Financial Times: Mass Immigration Is Unstoppable


The Financial Times has today published an article insisting that mass immigration from Africa and Asia into Europe is here to stay, so we’d better all get used to it.

The article goes so far as to suggest that the migrant crisis currently engulfing Europe is some sort of payback for European colonisation in the 18th and 19th Centuries, and predicts, with no sense of loss, that European culture will be overwhelmed.

Penned by the paper’s chief foreign affairs columnist, Gideon Rachman, the article spells out that, thanks to global demographic changes, Europeans are and will increasingly make up a rapidly diminishing proportion of the world’s population.
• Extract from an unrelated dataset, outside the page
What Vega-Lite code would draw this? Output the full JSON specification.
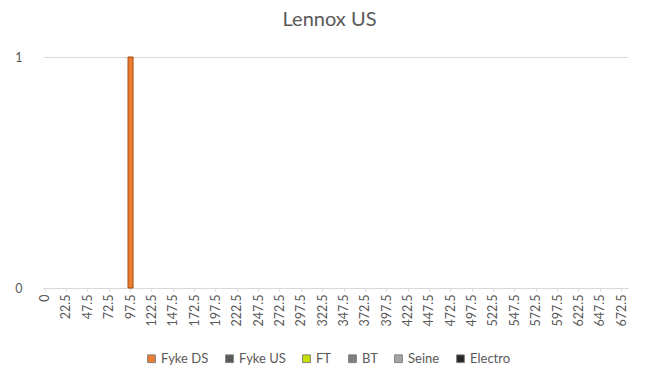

That, paired with the ease of travelling to Europe in the modern age means that inward migration is set to be a way of life for the foreseeable future.

Not only does Rachman therefore see attempts to control immigration as futile, he further believes that attempts to preserve European culture are necessarily doomed to failure. European values, he believes, are modern liberal values with shallow roots which will not withstand an influx of what he terms Middle Eastern and African conservatism. That, he suggests, will be liberalism’s triumph.

“The migration of Africans, Arabs and Asians to Europe represents the reversal of a historic trend,” he writes.

“In the colonial era Europe practised a sort of demographic imperialism, with white Europeans emigrating to the four corners of the world. In North America and Australasia, indigenous populations were subdued and often killed — and whole continents were turned into offshoots of Europe. European countries also established colonies all over the world and settled them with immigrants, while at the same time several millions were forcibly migrated from Africa to the New World as slaves.”

Drawing a direct comparison between the migration methods of European colonialists, many of whom travelled for many months to establish new lives in the colonies, and the migrants currently heading into Europe, he tacitly intimates that Europe is now being colonised itself by an alien culture.

“When Europeans were populating the world, they often did so through “chain migration”. A family member would settle in a new country like Argentina or the US; news and money would be sent home and, before long, others would follow.

“Now the chains go in the other direction: from Syria to Germany, from Morocco to the Netherlands, from Pakistan to Britain. But these days it is not a question of a letter home followed by a long sea voyage. In the era of Facebook and the smartphone, Europe feels close even if you are in Karachi or Lagos.”

As a result, and despite the promises of European politicians in response to the horror of their citizens who know they are being colonised, resistance is futile.

The EU’s official policy is to allow genuine asylum seekers in, while returning illegal economic migrants. But the policy is doomed to failure. Not only are the number of countries deemed to be at conflict, either internal or external rising, creating more legitimate refugees, but Europe has so far proved itself incapable of dealing with illegal economic migrants who should, by rights, be sent home. Germany has only deported approximately 30 percent of its failed asylum seekers, for example.

Furthermore, Rachman writes, “once large immigrant populations are established, the right of “family reunion” will ensure a continued flow. So Europe is likely to remain an attractive and attainable destination for poor and ambitious people all over the world.

The outcome, he believes, is not only inevitable, but should be embraced.

“Europe’s debt-ridden economies need an injection of youth and dynamism. Who will staff their old-age homes and building sites if not immigrants from the rest of the world?

“But even those Europeans who make the case for immigration tend to argue that, of course, newcomers to the continent must all accept “European values”. That may be unrealistic, partly because many of these values are of relatively recent vintage.

“[P]ost-imperial, post-Holocaust Europe is much more wary of asserting the superiority of its culture. It has replaced a belief in its civilising mission and the Bible with an emphasis on universal values, individual rights and international treaties.”

“The big question in the coming decades is how Europe’s faith in universal liberal values will withstand the impact of mass immigration.”

Those decades will be characterised by “a battle”, he postulates, between “unpopular” conservatives and those concerned with preserving European culture – a group he dubs “the nativists” – and liberals.

He predicts: “In the long run I expect the nativists to lose, not because their demands are unpopular but because they are unenforceable.

“It may be possible for island nations surrounded by the Pacific Ocean, such as Japan or Australia, to maintain strict controls on immigration. It will be all but impossible for an EU that is part of a Eurasian landmass and is separated from Africa only by narrow stretches of the Mediterranean.”

For some, it appears, the destruction of the European way of life cannot come too soon.